E Pedra Bonita, do Zé Lins, que fica no carro para ler enquanto me submeto aos momentos diários de espera. Só pela apresentação do Buarque de Hollanda (será o Sergio ou o Aurélio?), já valeu. Incrível como, em menos de vinte páginas, o autor já nos apresenta personagens tão marcantes e caricatos: o padre miserável e idealista que passa a mendigar em outras paróquias para manter a sua funcionando, seu ajudante semi-analfabeto e orgulhoso de suas funções, as irmãs carolas, a inimizade entre o Coronel e o Major, a severa zeladora da igreja... Vida longa, também, a José Lins do Rego -que, além de grande escritor, possui ainda o privilégio de ser paraibano.      

E o Canto 1 da Divina Comédia, em uma publicação excelente da Edições de Ouro, com apresentação de Otto Maria Carpeaux e tradução de Xavier Pinheiro (será o mesmo que dá nome a uma rua da Encruzilhada, travessa da Conselheiro Nébias?). Se não me engano, o ano da publicação (nem me lembro das aulas de algarismos romanos) é 1967. Segundo Bruno, que transita com certa tranquilidade no mundo da matemática, é sessenta e sete, mesmo. Satisfaçãozinha tola.

Na TV Escola, um excelente programa sobre a vida e a obra de Lygia Fagundes Telles, incluindo trechos de sua entrevista ao Roda Viva e de sua posse na ABL, se não me engano, em 1985. Ao final, ganha toda a tela seu imenso sorriso, num apelo irresistível, irrecusável convite: "Não deixem que eu morra" -referindo-se, claro, à sua obra.

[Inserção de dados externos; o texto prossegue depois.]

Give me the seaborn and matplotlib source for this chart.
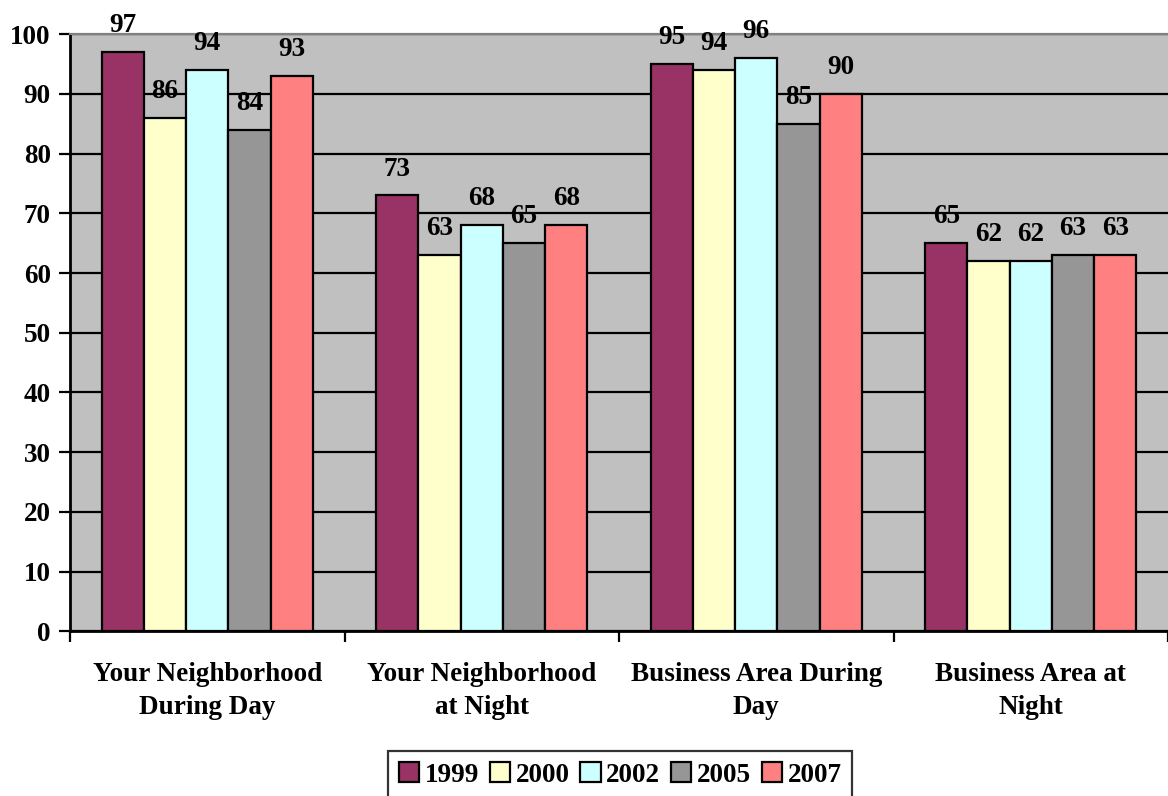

Pela janela do Quarto-Verde observo que lá longe, para os lados de Minas, a branca cordilheira de nuvens vai perdendo sua luminosidade, o vento vai ganhando hálitos mais frescos e a noite, triunfante, se aproxima do mundo para exercer seu reinado. 

Da carta de Lucia Cardoso, em agradecimento ao envio do Sandálias Paternas: "Um abraço, nordestino como seu pai". Coisas gostosas desta vida, por vezes, desprezível.

quarta-feira, 1 de fevereiro de 2012

Tudo cansa, a salvação ou o paraíso. Tudo se repete. A vida dura cada vez mais tempo, as coisas repetem-se, matemáticas. Quanto mais evidente se torna a repetição, maior se torna a aceleração. A repetição torna-se epidemia, a epidemia instala o pânico e a velocidade. Mais do mesmo, cada vez mais depressa. Sobram-nos as pequenas coisas. Se as pudermos agarrar (Inês Pedrosa)

Deu no Corriere Della Sera de ontem: no Centro-norte da Italia, "neve e gelo -cinco dias de alerta, temperature sotto-zero". Napolitano vaiado em Bologna, pelos indignati que continuam protestando contra as medidas de austeridade anunciadas pelo governo. No caderno de Cultura do Diário de Notícias, a venda de um quadro de Hitler, de 1913, denominado "Noturno Marítimo", na Eslováquia, por 32 mil euros. A tela, à primeira vista, é lindíssima. Eu a teria numa das paredes da casa, tranquilamente.

Na empresa, substituíram meu antigo aparelho celular (que já era de tecnologia bastante aceitável, sem deixar nada a desejar) por uma geringonça chamada, segundo Bruno, de aifone, considerado um dos mais modernos da atualidade. Não sou capaz de elencar todas as possibilidades que me oferece o dito cujo, até porque estou absolutamente convencido que, se mil vidas eu  tivesse, ainda assim não conseguiria fazer uso de todas as funções. Confesso que tive medo dele. Na verdade, acho que ainda tenho.

Continuo decidido a não tomar colchicina. A dor deve passar sozinha.